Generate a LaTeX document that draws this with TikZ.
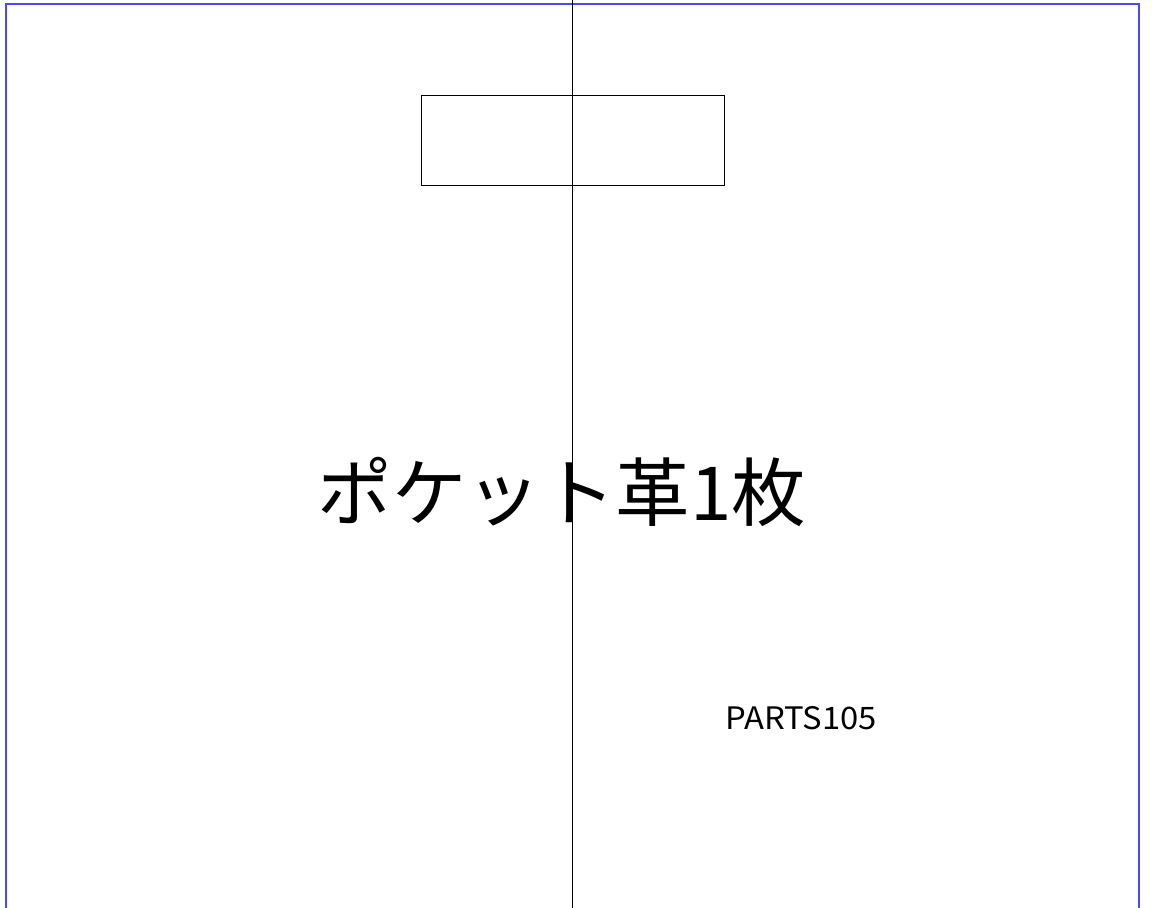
\documentclass[tikz,border=0pt]{standalone}
\usepackage{fontspec}
\usepackage{tikz}
\usetikzlibrary{positioning}
\newfontfamily\jpfont{Noto Sans CJK JP}
\definecolor{frameblue}{RGB}{72,72,255}
\tikzset{
	frame line/.style={draw=frameblue,line width=1.4pt},
	center line/.style={draw=black,line width=0.6pt},
	part box/.style={rectangle,draw=black,line width=0.6pt,minimum width=7.575cm,minimum height=2.25cm,inner sep=0pt},
	big label/.style={font=\jpfont\fontsize{53}{63}\selectfont,inner sep=0pt},
	small label/.style={font=\jpfont\fontsize{22}{26}\selectfont,inner sep=0pt,xscale=1.06}
}

\begin{document}
\begin{tikzpicture}[x=0.025cm,y=-0.025cm]
	\useasboundingbox (0,0) rectangle (1152,908);
	\coordinate (fbl) at (6,908);
	\coordinate (ftl) at (6,4);
	\coordinate (ftr) at (1139,4);
	\coordinate (fbr) at (1139,908);
	\draw [frame line] (fbl) -- (ftl) -- (ftr) -- (fbr);
	\node [part box] (box) at (572.5,140) {};
	\coordinate (top) at (572,0);
	\coordinate (bottom) at (572,908);
	\draw [center line] (top) -- (bottom);
	\node [big label] (title) at (562,492) {ポケット革1枚};
	\node [small label] (parts) at (801,718) {PARTS105};
\end{tikzpicture}
\end{document}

#### WHAT THE TASK ASKS
Restate the entire listing word for word, excluding pictures.

#### RESULT OF THIS EXERCISE
Generate a LaTeX document that draws this with TikZ.
\documentclass[tikz,border=0pt]{standalone}
\usepackage{fontspec}
\usepackage{tikz}
\usetikzlibrary{positioning}
\newfontfamily\jpfont{Noto Sans CJK JP}
\definecolor{frameblue}{RGB}{72,72,255}
\tikzset{
	frame line/.style={draw=frameblue,line width=1.4pt},
	center line/.style={draw=black,line width=0.6pt},
	part box/.style={rectangle,draw=black,line width=0.6pt,minimum width=7.575cm,minimum height=2.25cm,inner sep=0pt},
	big label/.style={font=\jpfont\fontsize{53}{63}\selectfont,inner sep=0pt},
	small label/.style={font=\jpfont\fontsize{22}{26}\selectfont,inner sep=0pt,xscale=1.06}
}

\begin{document}
\begin{tikzpicture}[x=0.025cm,y=-0.025cm]
	\useasboundingbox (0,0) rectangle (1152,908);
	\coordinate (fbl) at (6,908);
	\coordinate (ftl) at (6,4);
	\coordinate (ftr) at (1139,4);
	\coordinate (fbr) at (1139,908);
	\draw [frame line] (fbl) -- (ftl) -- (ftr) -- (fbr);
	\node [part box] (box) at (572.5,140) {};
	\coordinate (top) at (572,0);
	\coordinate (bottom) at (572,908);
	\draw [center line] (top) -- (bottom);
	\node [big label] (title) at (562,492) {ポケット革1枚};
	\node [small label] (parts) at (801,718) {PARTS105};
\end{tikzpicture}
\end{document}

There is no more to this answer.